There is something big happening in America when it comes to creating a clean energy economy…I have often said that the creation of such an economy is going to require nothing less than the sustained effort of an entire nation — an all-hands-on-deck approach similar to the mobilization that preceded World War II or the Apollo Project. And I also believe that such a comprehensive piece of legislation that is taking place right now in Congress is going to be critical. That’s going to finally make clean energy the profitable kind of energy in America — legislation that will make the best use of resources we have in abundance, through clean coal technology, safe nuclear power, sustainably grown biofuels, and energy we harness from the wind, waves, and sun.
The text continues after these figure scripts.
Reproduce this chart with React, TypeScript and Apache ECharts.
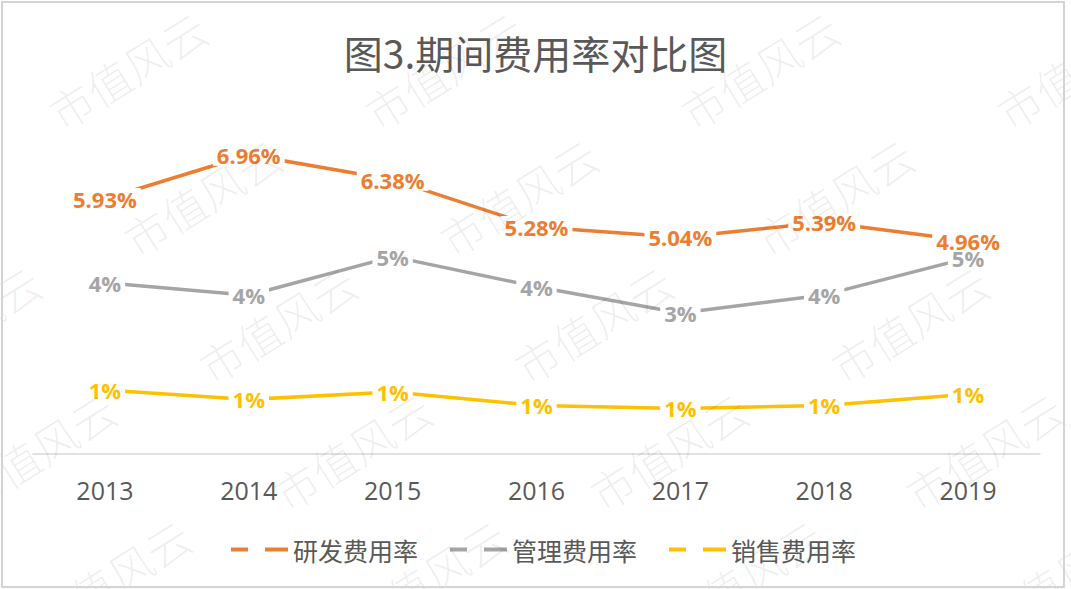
import React, { useEffect, useRef } from "react";
import * as echarts from "echarts";

// Years on the category axis
const years = ["2013", "2014", "2015", "2016", "2017", "2018", "2019"];

// Expense ratios, in percent
const rdRatio = [5.93, 6.96, 6.38, 5.28, 5.04, 5.39, 4.96];
const adminRatio = [3.98, 3.69, 4.59, 3.89, 3.28, 3.7, 4.56];
const salesRatio = [1.49, 1.27, 1.44, 1.13, 1.06, 1.13, 1.39];

const seriesNames = ["研发费用率", "管理费用率", "销售费用率"];
const seriesColors = ["#ED7D31", "#A5A5A5", "#FFC000"];

const titleText = "图3.期间费用率对比图";
const watermarkText = "市值风云";

const W = 1071;
const H = 589;

// Two-dash legend glyph
const dashIcon = "path://M0,0H17V4H0Z M34,0H57V4H34Z";

function buildWatermarks() {
  const items: any[] = [];
  for (let r = 0; r < 5; r++) {
    const y = 70 + 127 * r;
    const base = 127 + 75 * r;
    for (let k = -1; k < 4; k++) {
      const x = base + 316 * k;
      if (x < -120 || x > W + 120) continue;
      items.push({
        type: "text",
        x,
        y,
        rotation: (32 * Math.PI) / 180,
        silent: true,
        z: 100,
        style: {
          text: watermarkText,
          fontSize: 44,
          fontFamily: "Noto Sans CJK SC",
          fontWeight: 300,
          fill: "rgba(0,0,0,0.065)",
          align: "center",
          verticalAlign: "middle",
        },
      });
    }
  }
  return items;
}

export default function App() {
  const ref = useRef<HTMLDivElement>(null);

  useEffect(() => {
    if (!ref.current) return;
    const chart = echarts.init(ref.current, undefined, { renderer: "svg" });

    const labelFont = {
      fontFamily: "Open Sans",
      fontWeight: "bold" as const,
      fontSize: 22,
    };

    const makeSeries = (idx: number, data: number[], decimals: number) => ({
      name: seriesNames[idx],
      type: "line",
      data,
      symbol: "circle",
      symbolSize: 1,
      showSymbol: true,
      lineStyle: { color: seriesColors[idx], width: 3.5 },
      itemStyle: { color: seriesColors[idx] },
      z: 5 - idx,
      label: {
        show: true,
        position: "inside",
        formatter: (p: any) =>
          decimals > 0
            ? `${Number(p.value).toFixed(decimals)}%`
            : `${Math.round(Number(p.value))}%`,
        color: seriesColors[idx],
        backgroundColor: "#ffffff",
        padding: [0, 4],
        ...labelFont,
      },
    });

    chart.setOption({
      animation: false,
      backgroundColor: "#ffffff",
      title: {
        text: titleText,
        left: "center",
        top: 27,
        textStyle: {
          fontSize: 39,
          fontWeight: "normal",
          color: "#595959",
          fontFamily: "Noto Sans CJK SC",
        },
      },
      legend: {
        left: 226,
        top: 532,
        itemWidth: 57,
        itemHeight: 4,
        itemGap: 32,
        data: seriesNames.map((n) => ({ name: n, icon: dashIcon })),
        textStyle: {
          fontSize: 25,
          color: "#595959",
          fontFamily: "Noto Sans CJK SC",
        },
      },
      grid: { left: 33, right: 31, top: 110, bottom: 135 },
      xAxis: {
        type: "category",
        data: years,
        boundaryGap: true,
        axisLine: { lineStyle: { color: "#d9d9d9", width: 1.5 } },
        axisTick: { show: false },
        axisLabel: {
          margin: 23,
          fontSize: 25,
          color: "#595959",
          fontFamily: "Open Sans",
        },
      },
      yAxis: {
        type: "value",
        min: 0,
        max: 8,
        show: false,
        splitLine: { show: false },
      },
      series: [
        makeSeries(0, rdRatio, 2),
        makeSeries(1, adminRatio, 0),
        makeSeries(2, salesRatio, 0),
      ],
      graphic: [
        {
          type: "rect",
          shape: { x: 2, y: 2, width: 1062, height: 585 },
          silent: true,
          z: 101,
          style: { fill: "none", stroke: "#d4d4d4", lineWidth: 2 },
        },
        ...buildWatermarks(),
      ],
    });

    return () => chart.dispose();
  }, []);

  return (
    <div
      ref={ref}
      style={{ position: "absolute", left: 0, top: 0, width: W, height: H }}
    />
  );
}
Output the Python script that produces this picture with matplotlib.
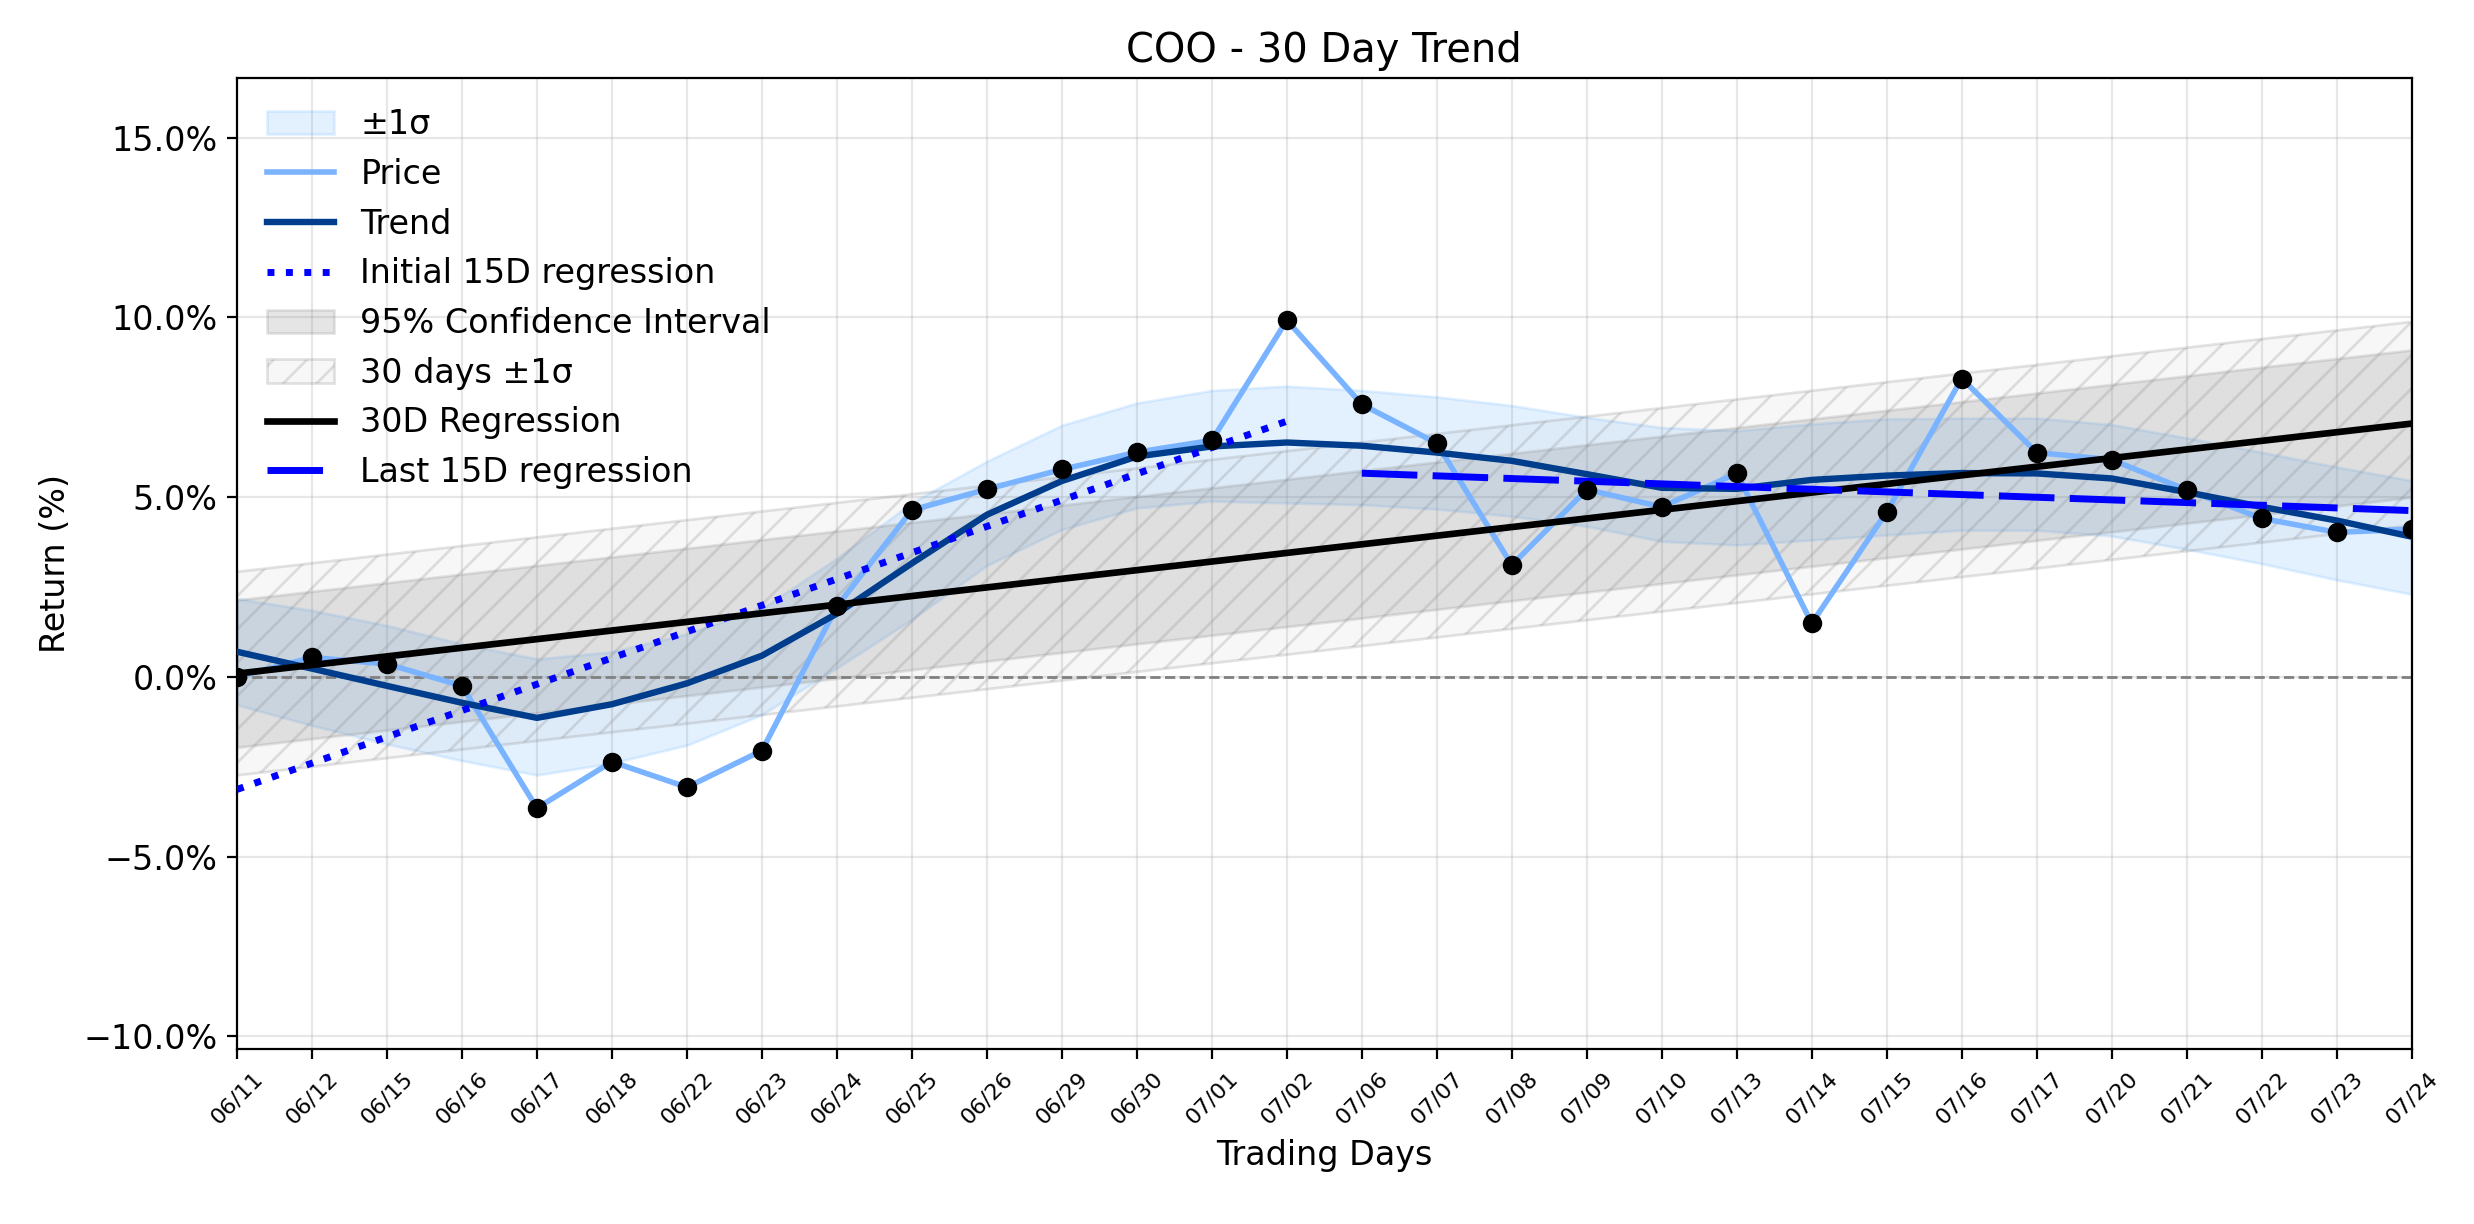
import numpy as np
import matplotlib
matplotlib.use("Agg")
import matplotlib.pyplot as plt
from matplotlib.ticker import PercentFormatter

# ---------------- data ----------------
dates = ["06/11", "06/12", "06/15", "06/16", "06/17", "06/18", "06/22", "06/23",
         "06/24", "06/25", "06/26", "06/29", "06/30", "07/01", "07/02", "07/06",
         "07/07", "07/08", "07/09", "07/10", "07/13", "07/14", "07/15", "07/16",
         "07/17", "07/20", "07/21", "07/22", "07/23", "07/24"]

price = [0.0, 0.54, 0.36, -0.25, -3.65, -2.36, -3.07, -2.05, 1.96, 4.64,
         5.22, 5.77, 6.25, 6.58, 9.92, 7.58, 6.50, 3.11, 5.21, 4.73,
         5.66, 1.49, 4.59, 8.30, 6.24, 6.04, 5.20, 4.41, 4.02, 4.11]

trend = [0.70, 0.23, -0.25, -0.72, -1.14, -0.76, -0.18, 0.59, 1.76, 3.16,
         4.51, 5.45, 6.13, 6.41, 6.52, 6.43, 6.24, 6.01, 5.64, 5.26,
         5.23, 5.48, 5.60, 5.67, 5.66, 5.52, 5.14, 4.73, 4.35, 3.90]

sigma_upper = [2.18, 1.85, 1.43, 0.92, 0.50, 0.70, 1.20, 1.90, 3.30, 4.85,
               6.00, 7.00, 7.62, 7.97, 8.09, 7.97, 7.79, 7.55, 7.22, 6.94,
               6.85, 7.04, 7.18, 7.20, 7.20, 7.02, 6.65, 6.25, 5.84, 5.46]
sigma_lower = [-0.78, -1.35, -1.87, -2.33, -2.73, -2.40, -1.90, -1.05, 0.25, 1.60,
               3.10, 4.10, 4.70, 4.89, 4.84, 4.79, 4.67, 4.47, 4.19, 3.77,
               3.67, 3.81, 3.95, 4.08, 4.08, 3.92, 3.55, 3.15, 2.70, 2.30]

ci_half_width = 2.05      # 95% confidence interval half width (%)
sigma_30_half_width = 2.83  # 30 days +-1 sigma half width (%)

# ---------------- derived ----------------
x = np.arange(len(price))
p = np.array(price)
coef30 = np.polyfit(x, p, 1)
reg30 = np.polyval(coef30, x)
x_first = x[:15]
coef_first = np.polyfit(x_first, p[:15], 1)
x_last = x[15:]
coef_last = np.polyfit(x_last, p[15:], 1)

# ---------------- figure ----------------
plt.rcParams["font.size"] = 12
fig = plt.figure(figsize=(12.37, 6.12), dpi=200)
ax = fig.add_axes([0.0958, 0.143, 0.879, 0.793])

ax.fill_between(x, sigma_lower, sigma_upper, color="#1e90ff", alpha=0.12,
                lw=1, label="\u00b11\u03c3", zorder=1)
l_price, = ax.plot(x, price, color="#7ab3ff", lw=2, label="Price", zorder=3)
l_trend, = ax.plot(x, trend, color="#003d8c", lw=2.3, label="Trend", zorder=4)
l_init, = ax.plot(x_first, np.polyval(coef_first, x_first), color="blue",
                  ls=":", lw=2.5, label="Initial 15D regression", zorder=5)
ax.fill_between(x, reg30 - ci_half_width, reg30 + ci_half_width,
                color="gray", alpha=0.2, lw=1, label="95% Confidence Interval", zorder=1)
ax.fill_between(x, reg30 - sigma_30_half_width, reg30 + sigma_30_half_width,
                facecolor=(0.5, 0.5, 0.5, 0.06), edgecolor=(0.5, 0.5, 0.5, 0.22),
                hatch="//", lw=1, label="30 days \u00b11\u03c3", zorder=1)
l_reg, = ax.plot(x, reg30, color="black", lw=2.4, label="30D Regression", zorder=5)
l_last, = ax.plot(x_last, np.polyval(coef_last, x_last), color="blue",
                  lw=2.5, dashes=(8, 2.2), label="Last 15D regression", zorder=6)
ax.scatter(x, price, color="black", s=36, zorder=7)
ax.axhline(0, color="gray", ls="--", lw=1, zorder=2)

ax.set_xlim(0, len(x) - 1)
ax.set_ylim(-10.35, 16.65)
ax.set_xticks(x)
ax.set_xticklabels(dates, rotation=45, fontsize=8)
ax.set_yticks([-10, -5, 0, 5, 10, 15])
ax.yaxis.set_major_formatter(PercentFormatter(xmax=100, decimals=1))
ax.grid(True, alpha=0.3)
ax.set_axisbelow(True)

ax.set_title("COO - 30 Day Trend")
ax.set_xlabel("Trading Days")
ax.set_ylabel("Return (%)")
ax.legend(loc="upper left", frameon=False)

fig.savefig("out.png", dpi=200)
Obama’s speech in Florida is particularly telling. The president went out of his way to talk about “clean coal technology” – which probably exists on the same imaginary planet as “sustainably grown biofuels” – but natural gas didn’t merit a mention.

Of course, the US gas industry, and the new lobbying/advocacy organization, America’s Natural Gas Alliance, are working hard in Washington to make some headway. But the gas producers are vastly outmatched by the coal producers. As Papa told me, “The coal lobby outweighs us by several multiples in terms of clout.”

In politics, facts should matter. And perhaps ANGA and the rest of the US gas industry will eventually be able to get their voices heard in Washington. But if Obama’s recent speeches are any indication, the facts about America’s wealth of natural gas are going to remain unrecognized for a while to come.